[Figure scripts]
━━━━

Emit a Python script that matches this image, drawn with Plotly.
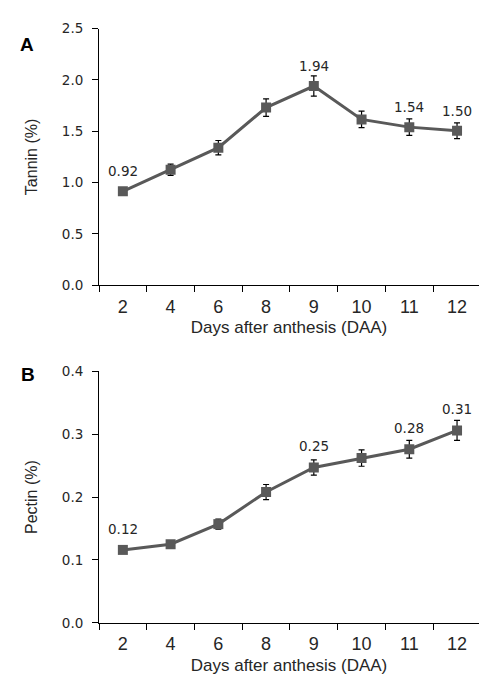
import plotly.graph_objects as go

days = ["2", "4", "6", "8", "9", "10", "11", "12"]
tannin = [0.915, 1.125, 1.34, 1.73, 1.94, 1.615, 1.54, 1.505]
tannin_err = [0.03, 0.055, 0.07, 0.085, 0.098, 0.08, 0.08, 0.076]
tannin_labels = ["0.92", "", "", "", "1.94", "", "1.54", "1.50"]
pectin = [0.116, 0.125, 0.157, 0.208, 0.247, 0.262, 0.276, 0.306]
pectin_err = [0.003, 0.003, 0.008, 0.012, 0.012, 0.013, 0.014, 0.016]
pectin_labels = ["0.12", "", "", "", "0.25", "", "0.28", "0.31"]

W, H = 479, 680
LINE = "#595959"
TXT = "#262626"

fig = go.Figure()

def add_panel(vals, errs, xa, ya):
    fig.add_trace(go.Scatter(
        x=days, y=vals, xaxis=xa, yaxis=ya, mode="lines+markers",
        line=dict(color=LINE, width=3),
        marker=dict(symbol="square", size=10, color=LINE),
        error_y=dict(type="data", array=errs, color="#000000", thickness=1.2, width=3),
        showlegend=False, hoverinfo="skip"))

add_panel(tannin, tannin_err, "x", "y")
add_panel(pectin, pectin_err, "x2", "y2")

anns = []
for i, (v, t) in enumerate(zip(tannin, tannin_labels)):
    if t:
        anns.append(dict(x=i, y=v, xref="x", yref="y", text=t, showarrow=False,
                         yshift=20, font=dict(family="DejaVu Sans", size=13.5, color=TXT)))
for i, (v, t) in enumerate(zip(pectin, pectin_labels)):
    if t:
        anns.append(dict(x=i, y=v, xref="x2", yref="y2", text=t, showarrow=False,
                         yshift=21, font=dict(family="DejaVu Sans", size=13.5, color=TXT)))
anns.append(dict(x=18 / W, y=1 - 25 / H, xref="paper", yref="paper", text="<b>A</b>",
                 showarrow=False, font=dict(family="Liberation Sans", size=19, color="#000")))
anns.append(dict(x=19 / W, y=1 - 375 / H, xref="paper", yref="paper", text="<b>B</b>",
                 showarrow=False, font=dict(family="Liberation Sans", size=19, color="#000")))

xdom = [99 / W, 1.0]
xcommon = dict(
    type="category", domain=xdom, range=[-0.5, 7.46], showline=True, linecolor="#000",
    linewidth=1, ticks="outside", ticklen=6, tickcolor="#000", tickson="boundaries",
    showgrid=False, zeroline=False, ticklabelstandoff=5,
    tickfont=dict(family="Liberation Sans", size=18, color=TXT),
    title=dict(text="Days after anthesis (DAA)", standoff=5,
               font=dict(family="Liberation Sans", size=17, color=TXT)),
)
ycommon = dict(
    showline=True, linecolor="#000", linewidth=1, ticks="outside", ticklen=6,
    tickcolor="#000", showgrid=False, zeroline=False, tickformat=".1f",
    tickfont=dict(family="DejaVu Sans", size=13.5, color=TXT), ticklabelstandoff=6,
)

fig.update_layout(
    width=W, height=H, margin=dict(l=0, r=0, t=0, b=0),
    paper_bgcolor="white", plot_bgcolor="white",
    xaxis=dict(**xcommon, anchor="y"),
    yaxis=dict(**ycommon, domain=[1 - 284 / H, 1 - 21 / H], range=[0, 2.5], dtick=0.5,
               anchor="x",
               title=dict(text="Tannin (%)", standoff=20,
                          font=dict(family="Liberation Sans", size=16, color=TXT))),
    xaxis2=dict(**xcommon, anchor="y2"),
    yaxis2=dict(**ycommon, domain=[1 - 629.7 / H, 1 - 372 / H], range=[0, 0.4], dtick=0.1,
                anchor="x2",
                title=dict(text="Pectin (%)", standoff=20,
                           font=dict(family="Liberation Sans", size=16, color=TXT))),
    annotations=anns,
)

fig.write_html("out.html")
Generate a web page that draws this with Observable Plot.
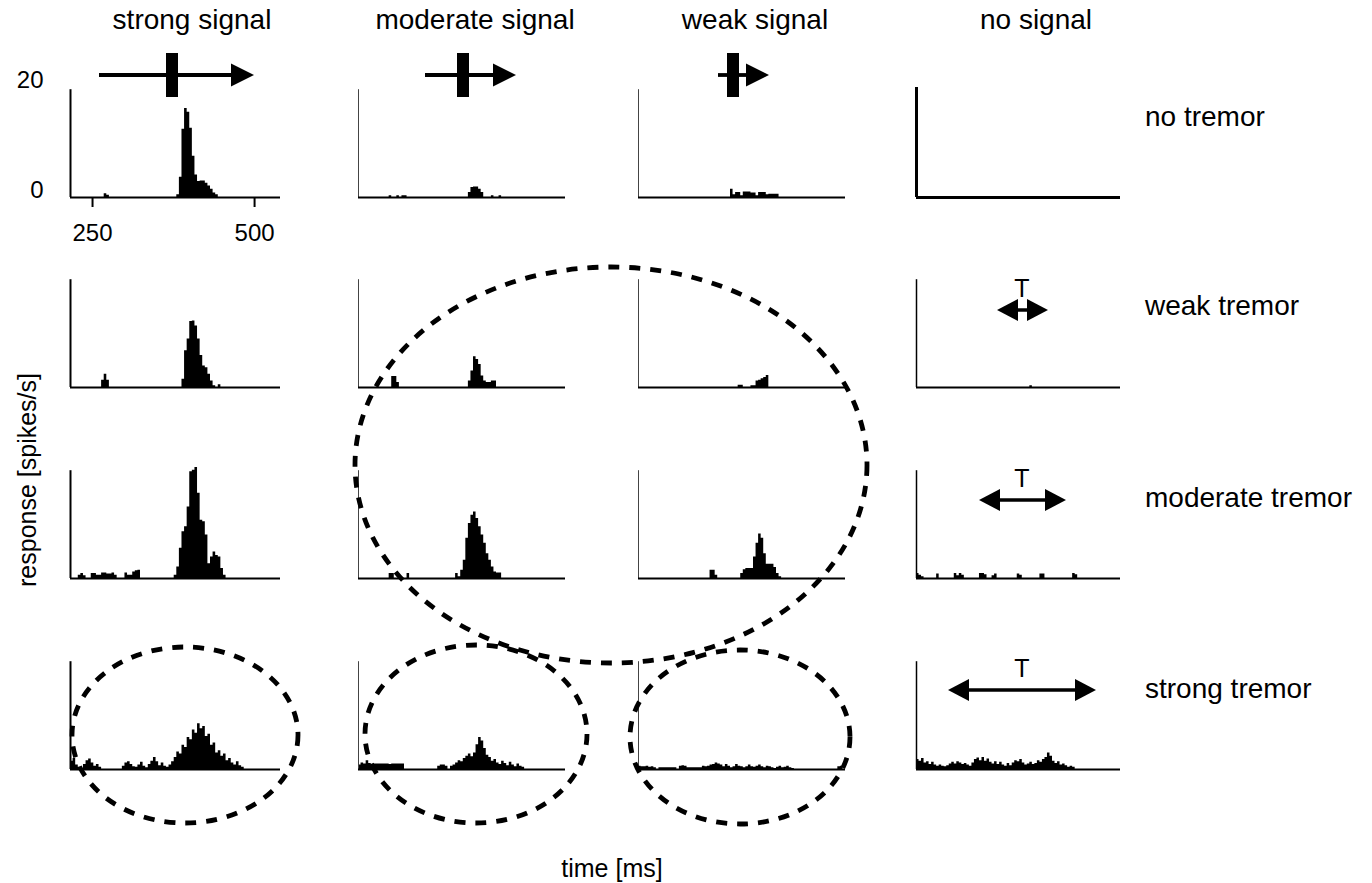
<!DOCTYPE html>
<html><head><meta charset="utf-8">
<script src="https://cdn.jsdelivr.net/npm/d3@7"></script>
<script src="https://cdn.jsdelivr.net/npm/@observablehq/plot@0.6"></script>
<style>
html,body{margin:0;padding:0;background:#fff;}
#fig{position:relative;width:1372px;height:883px;overflow:hidden;font-family:"Liberation Sans",Arial,sans-serif;}
#fig .panel{position:absolute;}
#overlay{position:absolute;left:0;top:0;pointer-events:none;}
</style></head><body><div id="fig"></div>
<script>
// ---------- categories & ticks ----------
const signals = ["strong signal", "moderate signal", "weak signal", "no signal"];
const tremors = ["no tremor", "weak tremor", "moderate tremor", "strong tremor"];
const timeDomain = [216, 540];
const binWidth = 4;
const xTicks = [250, 500];
const yTicks = [0, 20];
const xLabel = "time [ms]";
const yLabel = "response [spikes/s]";
const tremorMark = "T";

// ---------- histogram data: [start time (ms), [rates per 4 ms bin]] ----------
const strongSignalNoTremor = [[268,[0.7,0.4]],[380,[0.5,3.7,12.4,16.2,15.5,12.6,7.5,4.1,2.9,3.0,3.0,2.6,2.1,1.5,0.8,0.5]]];
const moderateSignalNoTremor = [[264,[0.3]],[276,[0.3]],[284,[0.3,0.3]],[388,[0.9,1.8,1.9,1.9,1.5,0.9]],[424,[0.3]],[436,[0.3]]];
const weakSignalNoTremor = [[360,[1.5,0.5,0.9,0.9,0.3,1.0,1.0,1.0,0.8,0.8,0.3,0.9,0.9,0.9,0.5,0.6,0.6,0.6,0.6]]];
const noSignalNoTremor = [];

const strongSignalWeakTremor = [[264,[1.3,2.4,1.3]],[388,[1.5,6.7,8.8,12.0,12.1,11.2,8.8,5.8,3.9,3.6,2.4,1.2,0.3]],[444,[0.5]]];
const moderateSignalWeakTremor = [[268,[2.0,2.0,0.9]],[388,[1.2,3.0,5.6,5.1,4.2,2.1,1.2,0.9,0.9,1.2,1.2]]];
const weakSignalWeakTremor = [[372,[0.4,0.4]],[392,[0.3,0.3,1.2,1.3,1.6,1.8,2.2]]];
const noSignalWeakTremor = [[396,[0.3]]];

const strongSignalModerateTremor = [[228,[0.6,0.9,0.5]],[248,[0.9,0.9,0.6,0.6,1.0,1.0,0.8,0.8,1.0,0.6]],[300,[1.0,0.6,0.6,1.2,1.4,1.5]],[376,[0.6,2.1,5.5,8.5,9.4,13.0,19.4,19.7,20.2,15.5,10.6,10.3,7.9,2.7,3.9,4.8,4.2,3.9,1.8,0.6]]];
const moderateSignalModerateTremor = [[264,[0.9,0.9]],[292,[0.9]],[368,[0.9,0.3,1.5,3.3,7.3,10.0,11.5,12.1,10.9,9.4,7.9,6.4,4.5,3.3,2.1,1.2,1.0,1.0]]];
const weakSignalModerateTremor = [[328,[1.5,1.5,0.6]],[376,[0.9,1.6,1.8,1.8,1.8,3.9,6.4,8.1,7.3,4.5,2.6,2.6,2.6,2.0,0.9,0.3]]];
const noSignalModerateTremor = [[216,[0.9,0.6,0.3]],[248,[0.8]],[276,[0.9,0.5,0.9,0.6]],[316,[0.9,0.9,0.7]],[336,[0.5,0.8]],[376,[0.8,0.6]],[412,[0.8,0.8]],[464,[0.9,0.7]]];

const strongSignalStrongTremor = [[216,[1.5,2.0,0.8,0.4,0,0.9,1.6,1.9,1.2,0.6,0.9,0.4]],[296,[0.6,1.2,1.4,0.9,0.5,0.4,0.8,1.3,0.6,0.3,0.9,1.5,2.2,1.4,0.7,1.2,0.6,0.4,0.8,1.4,2.2,3.2,2.8,4.4,4.0,5.8,5.4,7.2,6.6,8.3,7.4,7.8,6.0,6.4,4.4,4.8,3.0,3.4,2.4,2.8,1.6,2.0,1.2,0.8,1.4,0.7,0.4]]];
const moderateSignalStrongTremor = [[216,[0.8,1.2,1.0,1.6,1.1,0.8,1.0,1.0,1.0,1.0,1.0,1.0,0.9,1.0,1.0,1.0,1.0,1.0]],[340,[0.6,0.8,0.8,0.6,0,0.6,0.8,1.2,1.6,1.4,2.0,2.4,2.8,2.3,3.0,4.5,5.8,5.2,3.8,2.6,2.2,1.5,1.8,1.2,0.9,1.5,1.1,0.7,1.3,0.8,0.5,1.0,0.6,0.4]]];
const weakSignalStrongTremor = [[216,[0.6,0.5,0.5,0.6,0.4,0.5,0.3,0,0.3,0.3,0.3,0.3,0.3,0.3,0.3,0,0.6,0.7,0.6,0.3,0.3,0.3,0.3,0.3,0.3,0.6,0.5,0.6,0.8,0.9,1.2,1.0,0.8,0.5,0.9,0.6,0.3,0.5,0.9,0.6,0.5,0.3,0.5,0.8,0.5,0.4,0.6,0.8,0.5,0.3,0.6,0.5,0.3,0.2,0.4,0.6,0.3,0.4,0.6,0.3,0.2]],[528,[0.5,0.6]]];
const noSignalStrongTremor = [[216,[1.8,1.5,2.0,1.2,1.4,0.9,1.3,0.8,0.6,0.8,0.6,0.5,0.7,1.0,1.3,1.0,1.4,1.2,0.9,1.1,0.8,0.6,1.2,1.8,2.1,1.6,2.2,1.5,1.9,1.3,1.0,1.4,0.9,1.3,0.8,0.6,1.1,0.7,1.2,1.6,1.4,1.8,1.2,0.8,1.0,1.3,0.9,1.1,1.6,1.3,1.8,2.2,3.0,2.4,1.5,1.1,1.4,0.8,1.0,0.7,0.4,0.6,0.4]]];

// rows = tremor level, columns = signal level
const grid = [
  [strongSignalNoTremor, moderateSignalNoTremor, weakSignalNoTremor, noSignalNoTremor],
  [strongSignalWeakTremor, moderateSignalWeakTremor, weakSignalWeakTremor, noSignalWeakTremor],
  [strongSignalModerateTremor, moderateSignalModerateTremor, weakSignalModerateTremor, noSignalModerateTremor],
  [strongSignalStrongTremor, moderateSignalStrongTremor, weakSignalStrongTremor, noSignalStrongTremor]
];

// ---------- layout ----------
const W = 1372, H = 883;
const colX = [70, 358, 638, 916];
const colW = [210, 207, 207, 204];
const rowBase = [197, 387, 578, 769];
const yPx = 110; // pixels for 0..20 spikes/s
const FONT = "'Liberation Sans', Arial, sans-serif";

function series(segs) {
  const n = Math.round((timeDomain[1] - timeDomain[0]) / binWidth);
  const arr = d3.range(n + 1).map(i => ({t: timeDomain[0] + i * binWidth, v: 0}));
  for (const [start, vals] of segs) {
    const i0 = Math.round((start - timeDomain[0]) / binWidth);
    vals.forEach((v, k) => { if (i0 + k < n) arr[i0 + k].v = v; });
  }
  return arr;
}

const fig = document.getElementById("fig");

grid.forEach((row, r) => {
  row.forEach((segs, c) => {
    const first = r === 0 && c === 0;
    const empty = r === 0 && c === 3;
    const mL = first ? 70 : 6, mR = 6, mT = first ? 20 : 6, mB = first ? 62 : 6;
    const yColor = (c === 1 || c === 2) ? "#444" : "black";
    const yW = empty ? 3 : (c === 0 ? 2 : (c === 3 ? 1.5 : 1));
    const xW = empty ? 3 : 2;
    const marks = [
      Plot.areaY(series(segs), {x: "t", y: "v", curve: "step-after", fill: "black"}),
      Plot.ruleX([timeDomain[0]], {y1: 0, y2: empty ? 20 : 19.6, stroke: yColor, strokeWidth: yW}),
      Plot.ruleY([0], {stroke: "black", strokeWidth: xW})
    ];
    if (first) {
      marks.push(Plot.axisX({ticks: xTicks, tickSize: 10, tickPadding: 16, fontSize: 24, strokeWidth: 2, label: null}));
      marks.push(Plot.axisY({ticks: yTicks, tickSize: 0, tickPadding: 27, fontSize: 24, dy: -7, label: null}));
    }
    const p = Plot.plot({
      width: mL + colW[c] + mR,
      height: mT + yPx + mB,
      marginLeft: mL, marginRight: mR, marginTop: mT, marginBottom: mB,
      x: first ? {domain: timeDomain} : {domain: timeDomain, axis: null},
      y: first ? {domain: [0, 20]} : {domain: [0, 20], axis: null},
      style: {background: "transparent", overflow: "visible", fontFamily: FONT, color: "black"},
      marks
    });
    p.classList.add("panel");
    p.style.left = (colX[c] - mL) + "px";
    p.style.top = (rowBase[r] - yPx - mT) + "px";
    fig.appendChild(p);
  });
});

// ---------- overlay: labels, stimulus arrows, dashed ellipses ----------
const svg = d3.create("svg").attr("id", "overlay").attr("width", W).attr("height", H)
  .style("font-family", FONT);

const titleX = [192, 475, 755, 1036];
signals.forEach((s, i) => svg.append("text").attr("x", titleX[i]).attr("y", 29)
  .attr("text-anchor", "middle").attr("font-size", 28).text(s));

const rowLabelY = [126, 315, 507, 698];
tremors.forEach((s, i) => svg.append("text").attr("x", 1145).attr("y", rowLabelY[i])
  .attr("font-size", 28).text(s));

svg.append("text").attr("x", 612).attr("y", 877).attr("text-anchor", "middle")
  .attr("font-size", 25).text(xLabel);
svg.append("text").attr("transform", "translate(28,480) rotate(-90)").attr("y", 8)
  .attr("text-anchor", "middle").attr("font-size", 25).text(yLabel);

// signal arrows (stimulus moving rightwards)
const sigArrows = [
  {x1: 99, x2: 254, barX: 166},
  {x1: 425, x2: 516, barX: 457},
  {x1: 718, x2: 769, barX: 727}
];
const headL = 23, headH = 23, ay = 75;
sigArrows.forEach(a => {
  svg.append("line").attr("x1", a.x1).attr("x2", a.x2 - headL + 2).attr("y1", ay).attr("y2", ay)
    .attr("stroke", "black").attr("stroke-width", 3.8);
  svg.append("path").attr("d", `M${a.x2 - headL},${ay - headH / 2}L${a.x2},${ay}L${a.x2 - headL},${ay + headH / 2}Z`)
    .attr("fill", "black");
  svg.append("rect").attr("x", a.barX).attr("y", 53).attr("width", 12).attr("height", 44).attr("fill", "black");
});

// tremor arrows (double headed) in the "no signal" column
const tremArrows = [
  {x1: 997, x2: 1048, y: 310, tY: 297},
  {x1: 979, x2: 1066, y: 500, tY: 487},
  {x1: 948, x2: 1096, y: 690, tY: 677}
];
tremArrows.forEach(a => {
  svg.append("line").attr("x1", a.x1 + 10).attr("x2", a.x2 - 10).attr("y1", a.y).attr("y2", a.y)
    .attr("stroke", "black").attr("stroke-width", 3.5);
  svg.append("path").attr("d", `M${a.x1},${a.y}L${a.x1 + 21},${a.y - 11}L${a.x1 + 21},${a.y + 11}Z`).attr("fill", "black");
  svg.append("path").attr("d", `M${a.x2},${a.y}L${a.x2 - 21},${a.y - 11}L${a.x2 - 21},${a.y + 11}Z`).attr("fill", "black");
  svg.append("text").attr("x", 1022).attr("y", a.tY).attr("text-anchor", "middle")
    .attr("font-size", 25).text(tremorMark);
});

// dashed ellipses
const ellipses = [
  {cx: 611, cy: 465, rx: 256, ry: 198},
  {cx: 185, cy: 735, rx: 113, ry: 88},
  {cx: 476, cy: 734, rx: 111, ry: 89},
  {cx: 740, cy: 737, rx: 110, ry: 87}
];
ellipses.forEach(e => svg.append("ellipse").attr("cx", e.cx).attr("cy", e.cy).attr("rx", e.rx).attr("ry", e.ry)
  .attr("fill", "none").attr("stroke", "black").attr("stroke-width", 4.8).attr("stroke-dasharray", "11 10"));

fig.appendChild(svg.node());
</script></body></html>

━━━━

Repeat exactly the lines from the start of the entries down to the line with "import plotly.graph_objects as go", keeping both ends but none of the pictures.

Emit a Python script that matches this image, drawn with Plotly.
import plotly.graph_objects as go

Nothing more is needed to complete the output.